Report EVERY fault in writing and hold your IT department responsible to fix the problem.
No Bandaids, no half solutions.
Our score 4/10
6. Have great people.
You cannot always choose your hardware suppliers (Ours let us down and contributed and extra 3 full days to the emergency) BUT – you can choose your people and service suppliers.
Our IT tech worked day and night and despite multiple heartbreaking setbacks, he kept getting up off the floor and coming up with solutions.
Our team worked together and daily came up with innovative and creative solutions to keep servicing our customers despite almost impossible circumstances; then worked almost constantly for 48 hours to get the system back on line.
Our business coach, bank manger and other associates all helped provide an outsiders perspective and were excellent sounding boards for public perception and damage control.
Our score 9.5/10
We were not prepared for a disaster of this kind and found ourselves making reactive decisions on the hop. We will be substantially better prepared for any future emergencies.
To avoid this kind of disaster happening in your business.

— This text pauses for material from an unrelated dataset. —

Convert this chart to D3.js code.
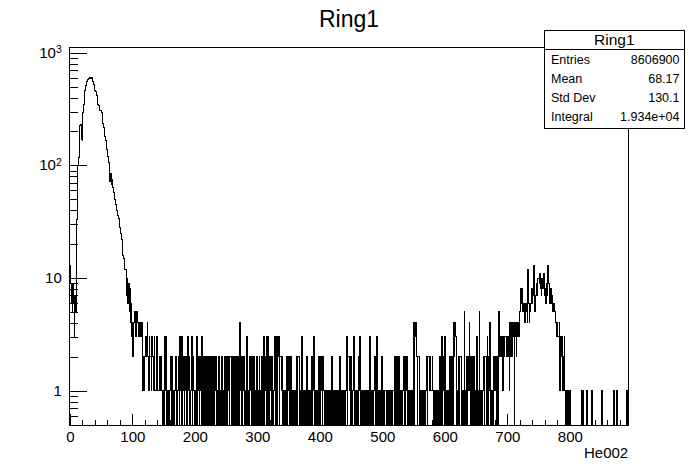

Plan NOW for the worst case, look for the warning signs and always make routine emergency.
Disaster Time line
Sun 13May 9pm approx
Server fails – no alarms no notice.
Mon 14 May 8am
1 hardrive of 4 has failed, small setup fault prevents redundancy setup from allowing continued operation.
Server covered under manufacturers, Next business day guaranteed repair.
It tech requests 2x hard drives + other parts for fix.
Parts despatched from Sydney STANDARD FREIGHT*–no explanation for delay in despatch.
Tuesday 15 may –
Investigations discover parts not yet sent (internal fault with manufacturer) Parts now sent STANDARD FREIGHT*. (2 day delivery time) (so much for next day gtee!!)
Thursday 17 may
parts picked up at airport 7am Thursday 17 may.
Parts installed – First hard drive. 36 hour server rebuild begins
Friday 16 may
11.55am Server rebuild complete – System restored
11.59am Second hard drive fails. (AAAAAAAAAAHHHHHHHH!!!!)
12.30 pm Tech Installs 2nd hard drive (Fantastic planning to order 2!!)
1.00pm Data transfer from offsite Backup unit begins (18 Hours)
Sat 17 may
9.30 am Server operational
9.40 am Backup data corruption discovered
Sat 17 may – Sun 18 may
31 Hours Cora Sea Team rebuild and re enter all lost data (Lots of coffee!)
Sun 18 May
6pm The pirates of the Coral sea are up to date and back online! Crisis averted, a frosty beer earned by all!!
Our owners have been fantastic and we appreciate the understanding shown in trying circumstances.
Our tenants have been awesome, After 7 days offline we have A TOTAL OF 2 TENANTS IN ARREARS!!
Out It tech Jarrod Lowe from Onboard IT must have felt like a heavyweight boxer fighting Mike Tyson. Every time he came up with a solution he got knocked back down by a hardware failure of some sort. A great man to have on your team in a crisis.
The calm in the storm, James Hooper our business coach provided sound advice and practical solutions to keeping our customers happy and informed. As one of our owners he was also uniquely positioned to give us a running commentary on the crisis from an owners perspective.
Ian worked with me from Saturday afternoon until way after all normal people are in bed sometime on Sunday morning to reconstruct the over 430 transactions that needed to be entered and help balance our trust account. His logic and calm manner and attention to detail saved untold extra hours of work and ensured we met our promise to be back online by Monday Morning.
Thanks mate you truly are a champion bloke.
My Awesome team
You guys rock! The teams first real test under fire and in my eyes they passed with flying colours
My lovely wife
She had to put up with a half crazed and stressed man living on no sleep and coffee for 7 days. You deserve a medal. But maybe a weekend away will have to do.Thanks Verena.